Hess verfolgt neben der Forschungszusammenarbeit mit Firmen auch ihre eigenen Projekte. Ihr Fokus: mit nicht medikamentösen Interventionen die Wirkung von Medikamenten zu verbessern. So hat sie ein webbasiertes Programm mitentwickelt, das Krebspatienten hilft, besser mit Stress umzugehen. Zurzeit untersucht sie in einer grossen, multizentrischen Studie, ob Patienten mit Dickdarmkrebs die Chemotherapie besser vertragen, wenn sie gleichzeitig eine Physiotherapie bekommen.

Forschung habe ihr auch ermöglicht, Familie und Karriere zu vereinbaren. «Dank einer Forschungsprofessur hatte ich relativ viele Freiheiten», erzählt sie, «und für die klinische Arbeit habe ich meine Stellen mit Kollegen geteilt.» Die Vorzeigerolle in einer Doppelkarriere will Hess trotzdem nicht zugeteilt bekommen. Sie sehe das System der Medizinerlaufbahn auch kritisch. Oft sei es zu wenig fortschrittlich und flexibel, für Frauen ebenso wie für Männer: «Im Studium soll man auswendig lernen, bis man platzt, während der Assistenzzeit klinisch arbeiten bis zum Umfallen, dann gilt es viel zu forschen und zu publizieren, und ganz oben werden von den Professoren vor allem Managerqualitäten verlangt.» Auf diesem Weg verliere das System viele fähige Leute, Frauen wie Männer, sagt Hess – und redet auch hier Klartext.

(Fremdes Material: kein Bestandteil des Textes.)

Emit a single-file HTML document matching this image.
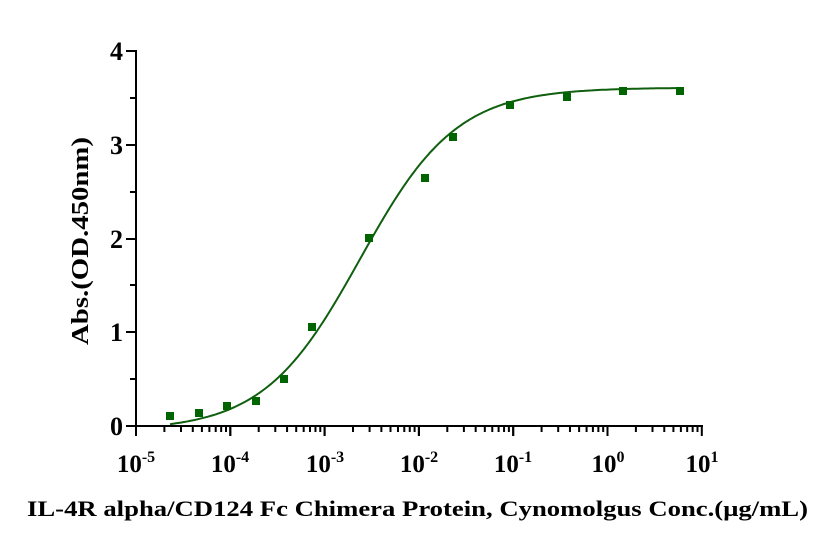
<!DOCTYPE html>
<html><head><meta charset="utf-8"><style>
body{margin:0;background:#fff}
text{font-family:"Liberation Serif",serif;font-weight:bold;fill:#000}
</style></head><body>
<svg width="837" height="547" xmlns="http://www.w3.org/2000/svg">
<g stroke="#000" stroke-width="2" fill="none">
<line x1="136" y1="50" x2="136" y2="427"/>
<line x1="135" y1="426" x2="703" y2="426"/>
<line x1="126" y1="51" x2="136" y2="51"/>
<line x1="126" y1="145" x2="136" y2="145"/>
<line x1="126" y1="239" x2="136" y2="239"/>
<line x1="126" y1="332" x2="136" y2="332"/>
<line x1="126" y1="426" x2="136" y2="426"/>
<line x1="130" y1="98" x2="136" y2="98"/>
<line x1="130" y1="192" x2="136" y2="192"/>
<line x1="130" y1="285" x2="136" y2="285"/>
<line x1="130" y1="379" x2="136" y2="379"/>
</g>
<g id="ticks" stroke="#000" stroke-width="2"></g>
<g font-size="26" text-anchor="end">
<text x="123" y="60">4</text>
<text x="123" y="154">3</text>
<text x="123" y="248">2</text>
<text x="123" y="341">1</text>
<text x="123" y="435">0</text>
</g>
<text transform="translate(88,241) rotate(-90)" font-size="24" text-anchor="middle" textLength="208" lengthAdjust="spacingAndGlyphs">Abs.(OD.450nm)</text>
<g font-size="25" text-anchor="middle">
<text x="136" y="472">10<tspan font-size="16" dy="-10">-5</tspan></text>
<text x="230" y="472">10<tspan font-size="16" dy="-10">-4</tspan></text>
<text x="325" y="472">10<tspan font-size="16" dy="-10">-3</tspan></text>
<text x="419" y="472">10<tspan font-size="16" dy="-10">-2</tspan></text>
<text x="513" y="472">10<tspan font-size="16" dy="-10">-1</tspan></text>
<text x="608" y="472">10<tspan font-size="16" dy="-10">0</tspan></text>
<text x="702" y="472">10<tspan font-size="16" dy="-10">1</tspan></text>
</g>
<text x="27" y="516" font-size="22" textLength="781" lengthAdjust="spacingAndGlyphs">IL-4R alpha/CD124 Fc Chimera Protein, Cynomolgus Conc.(μg/mL)</text>
<path id="curve" fill="none" stroke="#0f5f0f" stroke-width="2"/>
<g id="pts" fill="#006400"></g>
</svg>
<script>
var ns="http://www.w3.org/2000/svg",t=document.getElementById("ticks");
for(var d=0;d<6;d++){for(var k=1;k<=10;k++){var x=136+94.3*(d+Math.log10(k));var l=document.createElementNS(ns,"line");var L=(k==1||k==10)?10:6;l.setAttribute("x1",x);l.setAttribute("x2",x);l.setAttribute("y1",426);l.setAttribute("y2",426+L);t.appendChild(l);}}
var s="";for(var x=170;x<=680;x+=2){var v=-0.05+3.65/(1+Math.pow(10,(360-x)/94.3*0.85));var y=426-v*94;s+=(x==170?"M":"L")+x+","+y.toFixed(1);}
document.getElementById("curve").setAttribute("d",s);
var P=[[170,416],[199,413],[227,406],[256,401],[284,379],[312,327],[369,238],[425,178],[453,137],[510,105],[567,97],[623,91],[680,91]],g=document.getElementById("pts");
P.forEach(function(p){var r=document.createElementNS(ns,"rect");r.setAttribute("x",p[0]-4);r.setAttribute("y",p[1]-4);r.setAttribute("width",8);r.setAttribute("height",8);g.appendChild(r);});
</script>
</body></html>
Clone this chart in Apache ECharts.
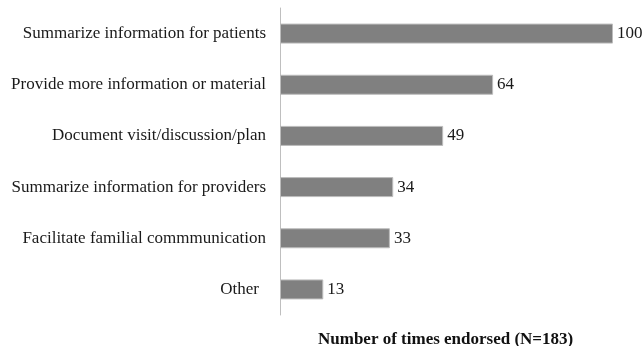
<!DOCTYPE html>
<html>
<head>
<meta charset="utf-8">
<script src="https://cdn.jsdelivr.net/npm/echarts@6/dist/echarts.min.js"></script>
<style>
  html, body { margin: 0; padding: 0; background: #fff; }
  #chart { width: 644px; height: 346px; }
</style>
</head>
<body>
<div id="chart"></div>
<script>
// Uses of the visit summary, most endorsed first
const categories = [
  'Summarize information for patients',
  'Provide more information or material',
  'Document visit/discussion/plan',
  'Summarize information for providers',
  'Facilitate familial commmunication',
  'Other'
];
const endorsed = [100, 64, 49, 34, 33, 13];
const axisTitle = 'Number of times endorsed (N=183)';

const chart = echarts.init(document.getElementById('chart'), null, { renderer: 'canvas' });
const serif = '"Liberation Serif", "Times New Roman", serif';

chart.setOption({
  animation: false,
  backgroundColor: '#ffffff',
  grid: { left: 280, right: 31, top: 8, bottom: 31, containLabel: false },
  xAxis: {
    type: 'value',
    min: 0,
    max: 100,
    show: false
  },
  yAxis: {
    type: 'category',
    inverse: true,
    data: categories,
    axisLine: { show: true, lineStyle: { color: '#bfbfbf', width: 1 } },
    axisTick: { show: false },
    axisLabel: {
      margin: 14,
      color: '#1a1a1a',
      fontFamily: serif,
      fontSize: 17,
      formatter: function (v) {
        return v === 'Other' ? '{short|' + v + '}' : v;
      },
      rich: {
        short: { fontFamily: serif, fontSize: 17, color: '#1a1a1a', padding: [0, 7, 0, 0] }
      }
    }
  },
  series: [{
    type: 'bar',
    data: endorsed,
    barWidth: 20,
    itemStyle: { color: '#808080', borderColor: '#bcbcbc', borderWidth: 1 },
    label: {
      show: true,
      position: 'right',
      distance: 4,
      color: '#1a1a1a',
      fontFamily: serif,
      fontSize: 17
    }
  }],
  graphic: [{
    type: 'text',
    left: 318,
    top: 331,
    style: {
      text: axisTitle,
      fill: '#111',
      font: 'bold 17px ' + serif
    }
  }]
});
</script>
</body>
</html>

Viviane Hess geboren 1971, ist Titularprofessorin an der Universität Basel, Leitende Ärztin an der Klinik für Onkologie und Leiterin der klinischen Krebsforschung am Universitätsspital Basel. Ihre Fachausbildung absolvierte sie unter anderem an der Harvard Medical School in Boston und am Royal Marsden Hospital in London. Nebst klinischer Tätigkeit und Forschung engagiert sie sich in der Nachwuchsförderung. Sie ist mit Prof. Dr. Christoph Hess verheiratet, Chefarzt der Ambulanten Inneren Medizin am Universitätsspital Basel. Das Paar hat vier Kinder, zwei Mädchen und zwei Buben zwischen acht und 15 Jahren.